As an example, the finagg.sec contains all three submodules because of the complexity of its API, its data, and its features:

  • finagg.sec.api for implementing the SEC EDGAR API

  • finagg.sec.sql for defining SQL tables around raw SEC EDGAR API data, refined SEC EDGAR API data, and helper functions that replicate some SEC EDGAR API methods using data from the SQL tables

  • finagg.sec.feat for defining features and helper methods for constructing those features

However, not all subpackages contain all three submodules. As another example, the finagg.indices subpackage only contains api and sql submodules. No feat submodule is necessary for finagg.indices because there is no use for further transforming or normalizing the data available through finagg.indices.api or defined by finagg.indices.sql.

API Implementations

APIs are implemented as singleton class instances within api submodules Each singleton has a get method for accessing data from API endpoints. Some API implementations include class attributes that define API metadata (such as URLs or endpoint names), while other API implementations include helper methods for navigating the APIs. The design of each API implementation is based on the reference API that’s being implemented.

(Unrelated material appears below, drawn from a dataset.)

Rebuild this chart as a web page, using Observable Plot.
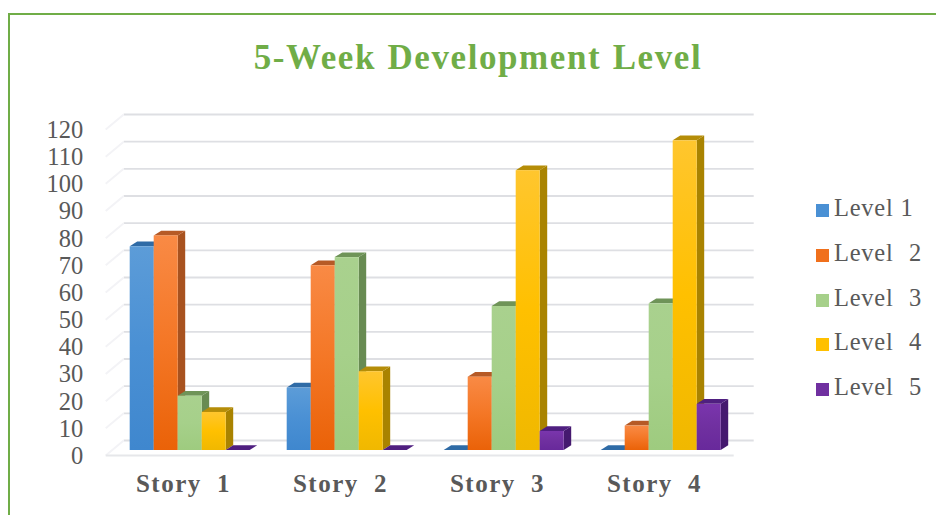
<!DOCTYPE html>
<html>
<head>
<meta charset="utf-8">
<script src="https://cdn.jsdelivr.net/npm/d3@7"></script>
<script src="https://cdn.jsdelivr.net/npm/@observablehq/plot@0.6"></script>
<style>
  html, body { margin: 0; padding: 0; width: 936px; height: 515px; overflow: hidden; background: #fff; }
  #frame { position: absolute; left: 8px; top: 13px; width: 960px; height: 540px; border: 2.5px solid #70ad47; box-sizing: border-box; }
  #title { position: absolute; left: 0; top: 38px; width: 956px; height: 40px; line-height: 40px; text-align: center;
           font: bold 35px "Liberation Serif", serif; color: #70ad47; letter-spacing: 1.6px; word-spacing: 1px; }
  #chart { position: absolute; left: 0; top: 90px; }
  #chart text { word-spacing: 0.3em; }
  #chart g[aria-label="fx-axis tick label"] text { letter-spacing: 1.5px; }
  #legend { position: absolute; left: 816px; top: 186px; font: 24.5px "Liberation Serif", serif; color: #595959; letter-spacing: 0.75px; }
  .row { height: 44.8px; line-height: 44.8px; white-space: nowrap; }
  .sw { display: inline-block; width: 13px; height: 13px; margin-right: 5px; vertical-align: -1px; }
</style>
</head>
<body>
<div id="frame"></div>
<div id="title">5-Week Development Level</div>
<div id="chart"></div>
<div id="legend"></div>
<script>
const stories = ["Story 1", "Story 2", "Story 3", "Story 4"];
const levels = ["Level 1", "Level 2", "Level 3", "Level 4", "Level 5"];
const level1 = [75, 23, 0, 0];
const level2 = [79, 68, 27, 9];
const level3 = [20, 71, 53, 54];
const level4 = [14, 29, 103, 114];
const level5 = [0, 0, 7, 17];
const yTicks = [0, 10, 20, 30, 40, 50, 60, 70, 80, 90, 100, 110, 120];

const series = [level1, level2, level3, level4, level5];
const rows = stories.flatMap((story, s) =>
  levels.map((level, l) => ({story, level, value: series[l][s], l})));

const gradients = [
  ["#5c9cd8", "#4a90d4", "#3f87ce"],
  ["#f98a45", "#f47726", "#ea6208"],
  ["#a9d18e", "#a6d08a", "#9ecb7f"],
  ["#ffc62e", "#ffc000", "#f0b800"],
  ["#7a35ad", "#7030a0", "#68299b"]
];
const sideColors = ["#2f699f", "#a8521f", "#688b52", "#a98300", "#45196f"];
const topColors = ["#2f6ba6", "#b65a26", "#6f9458", "#b58d08", "#4f1f80"];
const legendColors = ["#4a90d4", "#f0701c", "#a6d08a", "#ffc000", "#7030a0"];

const depthX = 7.5, depthY = 4.7;
const svgNS = "http://www.w3.org/2000/svg";

function cuboids(index, scales, values, dimensions, context, next) {
  const g = next(index, scales, values, dimensions, context);
  const rects = Array.from(g.querySelectorAll("rect"));
  rects.forEach((rect, k) => {
    const d = rows[index[k]];
    const x = +rect.getAttribute("x"), y = +rect.getAttribute("y");
    const w = +rect.getAttribute("width"), h = +rect.getAttribute("height");
    const side = document.createElementNS(svgNS, "polygon");
    side.setAttribute("points", `${x + w},${y} ${x + w + depthX},${y - depthY} ${x + w + depthX},${y + h - depthY} ${x + w},${y + h}`);
    side.setAttribute("fill", sideColors[d.l]);
    const top = document.createElementNS(svgNS, "polygon");
    top.setAttribute("points", `${x},${y} ${x + depthX},${y - depthY} ${x + w + depthX},${y - depthY} ${x + w},${y}`);
    top.setAttribute("fill", topColors[d.l]);
    rect.parentNode.insertBefore(side, rect);
    rect.parentNode.insertBefore(top, rect);
  });
  return g;
}

function wallLines(index, scales, values, dimensions, context, next) {
  const g = next(index, scales, values, dimensions, context);
  Array.from(g.querySelectorAll("line")).forEach((line) => {
    const x = +line.getAttribute("x1"), y = +line.getAttribute("y1");
    const slant = document.createElementNS(svgNS, "line");
    slant.setAttribute("x1", x - 18); slant.setAttribute("y1", y + 15);
    slant.setAttribute("x2", x); slant.setAttribute("y2", y);
    slant.setAttribute("stroke", "#f3f3f6"); slant.setAttribute("stroke-width", 2);
    g.appendChild(slant);
  });
  return g;
}

const firstStory = () => stories[0];

const chart = Plot.plot({
  width: 936,
  height: 425,
  marginTop: 34,
  marginBottom: 65,
  marginLeft: 128.3,
  marginRight: 213.2,
  style: {fontFamily: "'Liberation Serif', serif", color: "#595959", background: "transparent", overflow: "visible"},
  fx: {domain: stories, paddingInner: 0.225, paddingOuter: 0, label: null, axis: null},
  x: {domain: levels, padding: 0, axis: null, label: null},
  y: {domain: [0, 120], label: null, axis: null},
  color: {domain: levels, range: levels.map((_, i) => `url(#grad${i})`)},
  marks: [
    Plot.ruleY(yTicks, {fx: firstStory, dy: -10, insetLeft: -5.3, insetRight: -502.7, stroke: "#dedfe3", strokeWidth: 1.8, render: wallLines}),
    Plot.ruleY([0], {fx: firstStory, dy: 5, insetLeft: -23.3, insetRight: -482.7, stroke: "#e6e7ea", strokeWidth: 1.8}),
    Plot.barY(rows, {fx: "story", x: "level", y: "value", fill: "level", inset: 0, render: cuboids}),
    Plot.axisY(yTicks, {anchor: "left", tickSize: 0, tickPadding: 46.3, dy: 5.5, fontSize: 24.5, label: null, fill: "#595959"}),
    Plot.axisFx({anchor: "bottom", tickSize: 0, tickPadding: 24, dx: -7, fontSize: 25, fontWeight: "bold", label: null, fill: "#595959"})
  ]
});

const defs = d3.select(chart).insert("defs", ":first-child");
gradients.forEach((stops, i) => {
  const gr = defs.append("linearGradient").attr("id", `grad${i}`)
    .attr("x1", 0).attr("y1", 0).attr("x2", 0).attr("y2", 1);
  stops.forEach((c, j) => gr.append("stop").attr("offset", j / 2).attr("stop-color", c));
});
document.getElementById("chart").appendChild(chart);

const legend = d3.select("#legend");
levels.forEach((name, i) => {
  const row = legend.append("div").attr("class", "row");
  row.append("span").attr("class", "sw").style("background", legendColors[i]);
  row.append("span").style("word-spacing", i === 0 ? "0" : "0.35em").text(name);
});
</script>
</body>
</html>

As an example, the BEA API, implemented by finagg.bea.api, contains a singleton finagg.bea.api.gdp_by_industry with an attribute name that describes the BEA API database that the singleton refers to. In addition, the singleton has methods get_parameter_list() and get_parameter_values() for getting API parameters and API parameter value options, respectively, while get() is the actual method for retrieving data from the API is implemented by.

>>> finagg.bea.api.gdp_by_industry.name
'GdpByIndustry'
>>> finagg.bea.api.gdp_by_industry.get_parameter_list()  
  ParameterName ParameterDataType                               ParameterDescription ...
0     Frequency            string                            A - Annual, Q-Quarterly ...
1      Industry            string       List of industries to retrieve (ALL for All) ...
2       TableID           integer  The unique GDP by Industry table identifier (A... ...
3          Year           integer  List of year(s) of data to retrieve (ALL for All) ...
>>> finagg.bea.api.gdp_by_industry.get_parameter_values("TableID").head(5)  
  Key                                               Desc
0   1                    Value Added by Industry (A) (Q)
1   5  Value added by Industry as a Percentage of Gro...
2   6          Components of Value Added by Industry (A)
3   7  Components of Value Added by Industry as a Per...
4   8  Chain-Type Quantity Indexes for Value Added by...

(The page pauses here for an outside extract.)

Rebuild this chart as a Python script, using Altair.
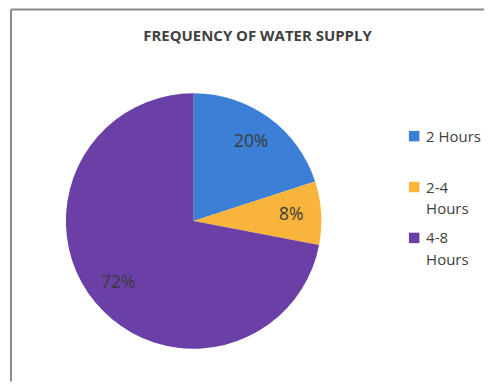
import altair as alt
import pandas as pd

categories = ["2 Hours", "2-4 Hours", "4-8 Hours"]
legend_lines = [["2 Hours"], ["2-4", "Hours"], ["4-8", "Hours"]]
values = [20, 8, 72]
labels = ["20%", "8%", "72%"]
colors = ["#3B80D6", "#F9B43C", "#6A40A6"]
title_text = "FREQUENCY OF WATER SUPPLY"

df = pd.DataFrame({"cat": categories, "val": values, "lab": labels, "ord": [0, 1, 2]})
leg = pd.DataFrame({"cat": categories, "lines": legend_lines})

color_scale = alt.Scale(domain=categories, range=colors)

base = alt.Chart(df).encode(
    theta=alt.Theta("val:Q", stack=True),
    order=alt.Order("ord:Q"),
)

pie = base.mark_arc(outerRadius=128).encode(
    color=alt.Color("cat:N", scale=color_scale, legend=None),
    x=alt.value(186),
    y=alt.value(212),
)

text = base.mark_text(radius=98, font="Open Sans", fontSize=17.5, color="#3a3a3a").encode(
    text="lab:N",
    x=alt.value(186),
    y=alt.value(212),
)

leg_y = alt.Y("cat:N", axis=None,
              scale=alt.Scale(domain=categories, range=[127, 229], padding=0))

leg_sym = alt.Chart(leg).mark_square(size=110, opacity=1).encode(
    x=alt.value(407),
    y=leg_y,
    color=alt.Color("cat:N", scale=color_scale, legend=None),
)

leg_txt = alt.Chart(leg).mark_text(
    align="left", baseline="alphabetic", dy=5.5, font="Open Sans", fontSize=15,
    lineHeight=22, color="#404040"
).encode(
    x=alt.value(419),
    y=leg_y,
    text="lines",
)

title = alt.Chart(pd.DataFrame({"t": [title_text]})).mark_text(
    font="Open Sans", fontSize=15, fontWeight="bold", color="#404040"
).encode(text="t:N", x=alt.value(250), y=alt.value(27))

frame_top = alt.Chart(pd.DataFrame({"k": [0]})).mark_rule(color="#8a8a8a", strokeWidth=2).encode(
    x=alt.value(3), x2=alt.value(477), y=alt.value(0)
)
frame_left = alt.Chart(pd.DataFrame({"k": [0]})).mark_rule(color="#8a8a8a", strokeWidth=2).encode(
    x=alt.value(3), y=alt.value(0), y2=alt.value(373)
)

chart = alt.layer(frame_top, frame_left, pie, text, leg_sym, leg_txt, title).properties(
    width=477, height=373, padding=0
).configure_view(stroke=None)

chart.save("out.html", embed_options={"renderer": "svg", "actions": False})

Other implemented APIs, such as the SEC EDGAR API implemented by finagg.sec.api, don’t have as many helper methods and are barebone implementations.

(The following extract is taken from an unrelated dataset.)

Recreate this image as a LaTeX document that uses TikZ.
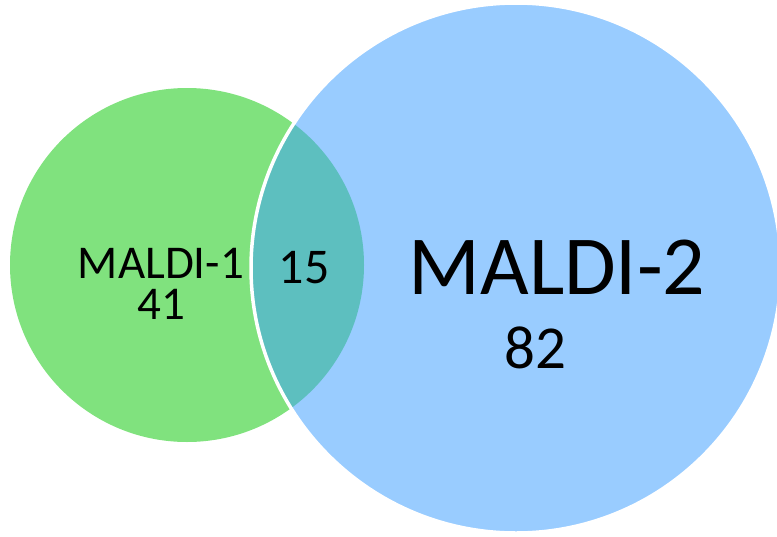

Almost Everything is a Dataframe

Dataframes are just too convenient to not use as the fundamental type within finagg. Almost all objects returned by APIs and features are dataframes.

Helper Methods for Inspecting Available Data

Most submodules and singletons contain helper methods for getting sets of IDs available through other methods. These methods are useful for verifying if data has been installed properly or for selecting a subset of data for further refinement. Examples of these methods include:

Data Organization

There are only a handful of conventions regarding data organization:

  • Data returned by API implementations that’re used by features typically have their own SQL table definitions. This is convenient for querying API data offline and for customizing features without having to repeatedly get data from APIs.

  • Classes within feat submodules and SQL tables within sql submodules are named similarly to indicate their relationship.

  • Unaltered data from APIs are typically referred to as “raw” data while features are referred to as “refined” data. Refined data SQL tables typically have foreign key constraints on raw data SQL tables such that refined rows are deleted when raw rows are deleted with the same primary key.

Data Normalization

Data returned by API implementations is not normalized or standardized beyond type casting and column renaming. However, data returned by feature implementations is normalized depending on the nature of the data. The general rules implemented for data normalization are as follows:

  • Data whose scale drifts over time or is not easily normalizable through other means (e.g., gross domestic product, compony stock price, etc.) is converted to log changes. Since the log change of the first sample in a series cannot be computed and is NaN, it is dropped from the series.

  • Data gaps and/or NaNs are forward-filled with the previous non-NaN value. If the series being forward-filled is a log change series then gaps and/or NaNs are replaced with zeros instead (indicating that no change occurs).

  • Inf values are replaced with NaNs and forward-filled with the same logic as the previous bullet.

  • Dataframe indices are always based on some time unit. When an index has multiple levels (e.g., features returned by finagg.sec.feat.quarterly), the levels are ordered from least granular to most granular (e.g., year -> quarter -> date). Indices are always sorted.

Feature Method Naming

Features are aggregations or collections of raw and/or refined data that’re ready for ingestion by another process. Features can be aggregated from APIs, local SQL tables, or combinations of both. Features generally can be aggregated by more than one method, and a method’s name determines where the feature is aggregated from. The feature’s aggregation source(s) implies properties associated with instantiating and maintaining the feature. For example, if a feature is aggregated directly from an API, then that implies the feature is likely not being stored locally, saving a bit of disk space.

Feature aggregation methods are named according to where the features are being aggregated from to clarify the implications associated with the methods:

  • A from_api method implies the feature is aggregated directly from API calls. It’s best to reserve from_api for experimentation.

  • A from_raw method implies the feature is aggregated from local raw SQL tables. No extra storage space is being used to store the completely refined features; only already-stored raw data is being used to aggregate the features.

  • A from_refined method implies the feature is aggregated from local refined SQL tables. This is likely the fastest method for accessing a feature, but at the cost of additional disk usage. Disk usage can be significant and adds up quickly depending on the number of time series being stored.

  • A from_other_refined method implies the feature is aggregated from local refined SQL tables outside of the feature’s subpackage. This is likely preferrable over from_refined when it’s available as it uses significantly less storage with little loss in speed.